Do you know your Highway Code?

Bringing your car to a complete halt takes time. It takes time for you to react to a braking situation, and it takes time for your car to respond to your braking actions.

While it's true advances in brake technology make it easier to stop more quickly and safely than ever before, factors such as weather and road conditions, along with the condition of your tyres, can greatly affect your actual stopping distance.

Typical stopping distances according to the Highway Code

The Highway Code publishes a guide to typical stopping distances for cars from different speeds. In dry weather on a standard road surface, it's expected a car travelling at 20mph will take 12 metres or 3 car lengths to come to a standstill. This is made up of 6 metres thinking and reaction time, plus a further 6 metres of braking time.
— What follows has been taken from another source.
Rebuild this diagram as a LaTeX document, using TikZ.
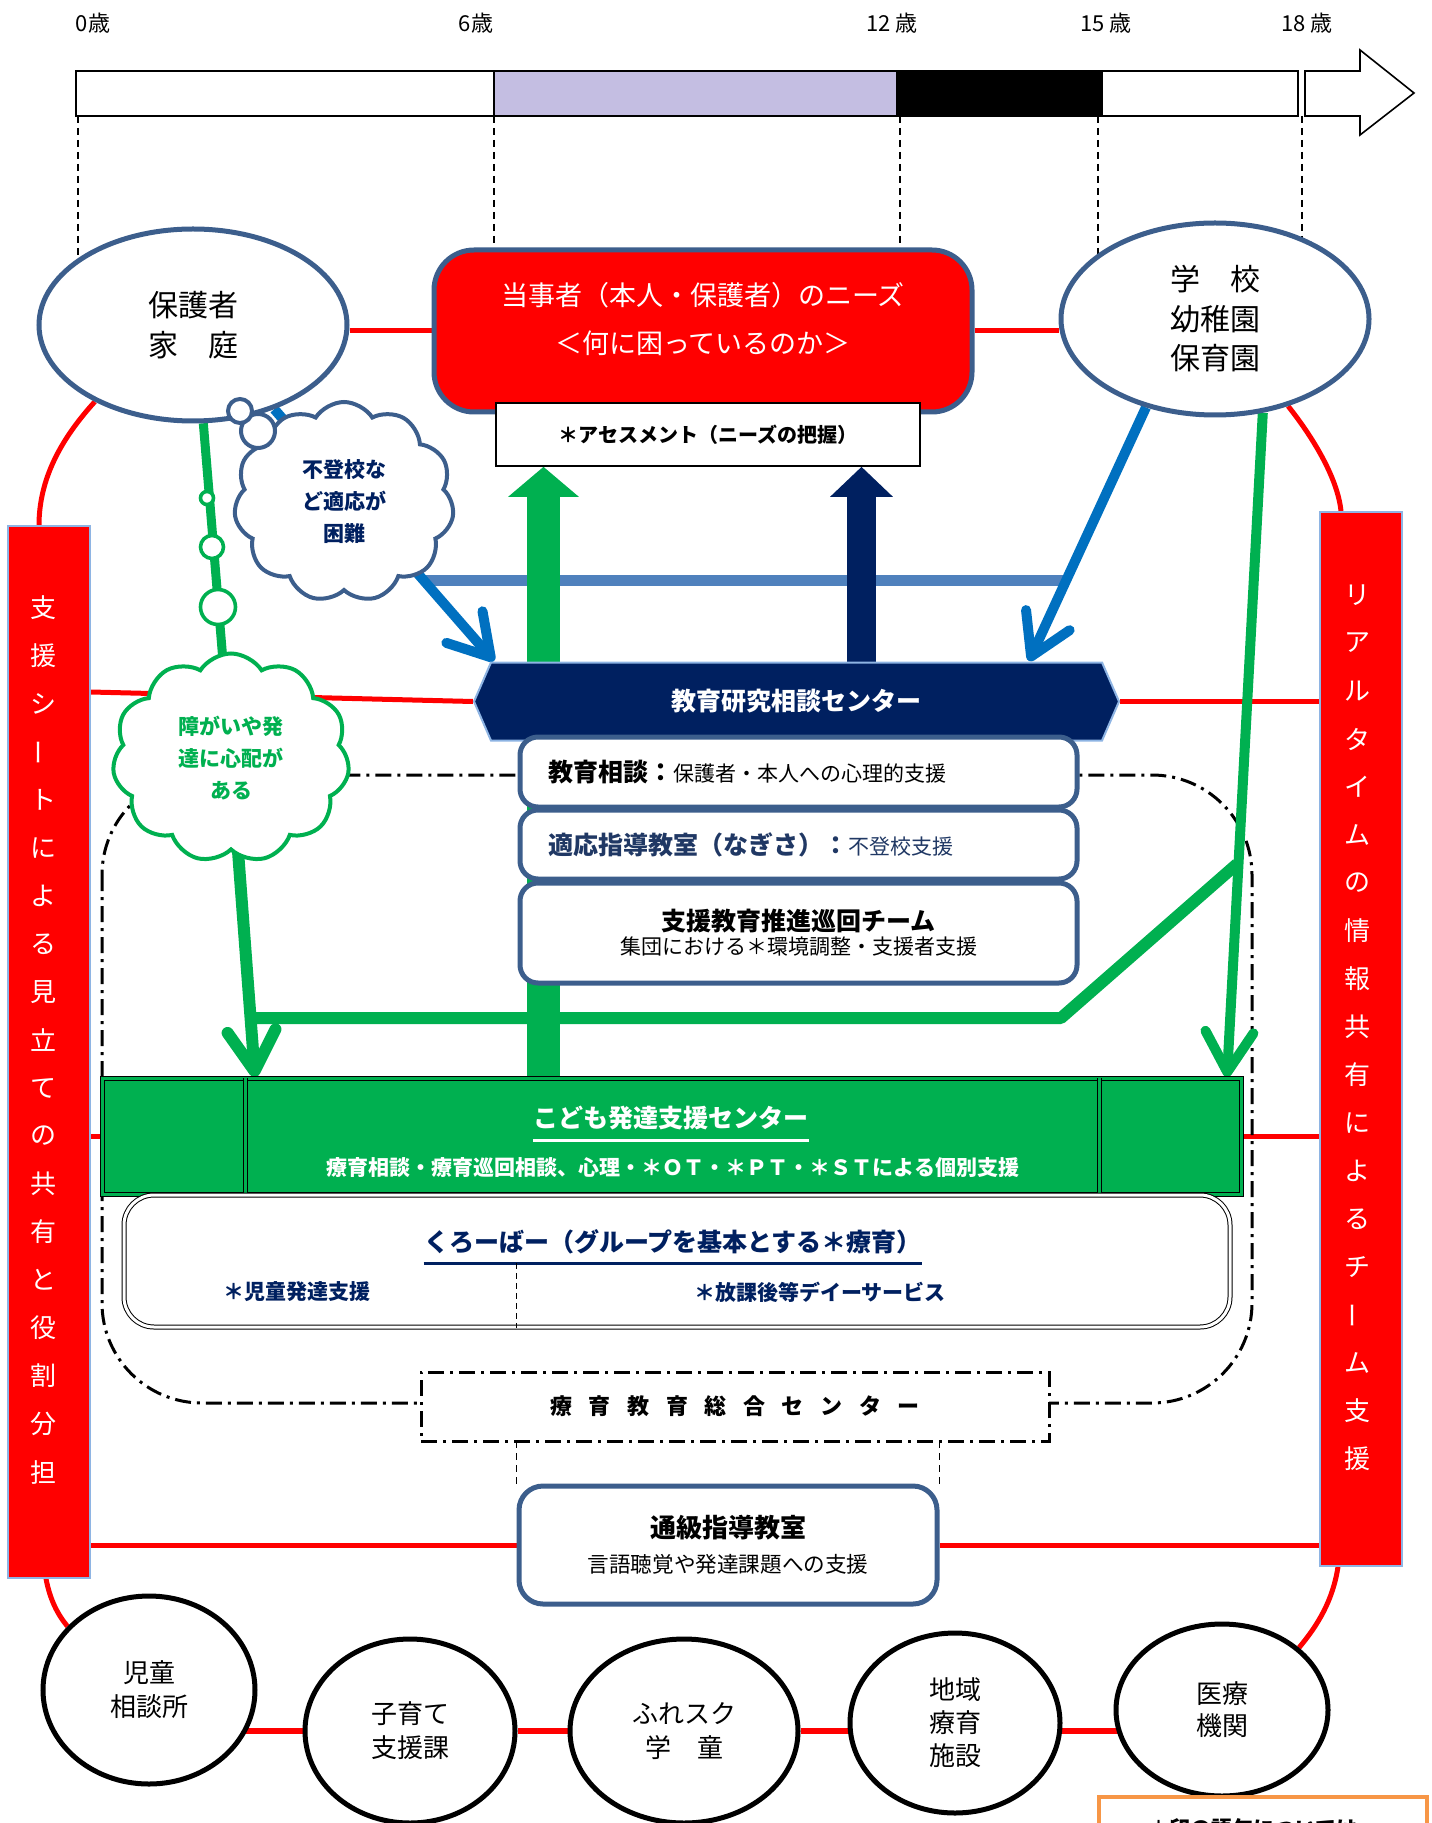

For other speeds stopping distances are as follows:

  • 30mph - 9 metres thinking & reaction time + 14 metres braking time.
    Total 23 metres (6 car lengths)
  • 40mph - 12 metres thinking & reaction time + 24 metres braking time.
    Total 36 metres (9 car lengths)
  • 50mph - 15 metres thinking & reaction time + 38 metres braking time.
    Total 53 metres (13 car lengths)
  • 60mph - 18 metres thinking & reaction time + 55 metres braking time.
    Total 73 metres (18 car lengths)
  • 70mph - 21 metres thinking & reaction time + 75 metres braking time.
    Total 96 metres (24 car lengths)

In wet conditions these distances are doubled. To stop from 50mph on a wet road it'll take you almost the entire length of a full-size football pitch to come to a complete halt. On an icy road stopping distances should be multiplied by a factor of 10!

Tyre condition

The depth of your tyre tread has a significant impact on stopping distances. New tyres are typically supplied with a tread depth of about 8mm.

A partly worn tyre that's reduced to 5mm of tread depth increases your stopping distance by about 14%. At a tread depth of 3mm that margin goes up to 30%, and on the legal limit of 1.6mm it adds as much as 60% to your actual stopping distance.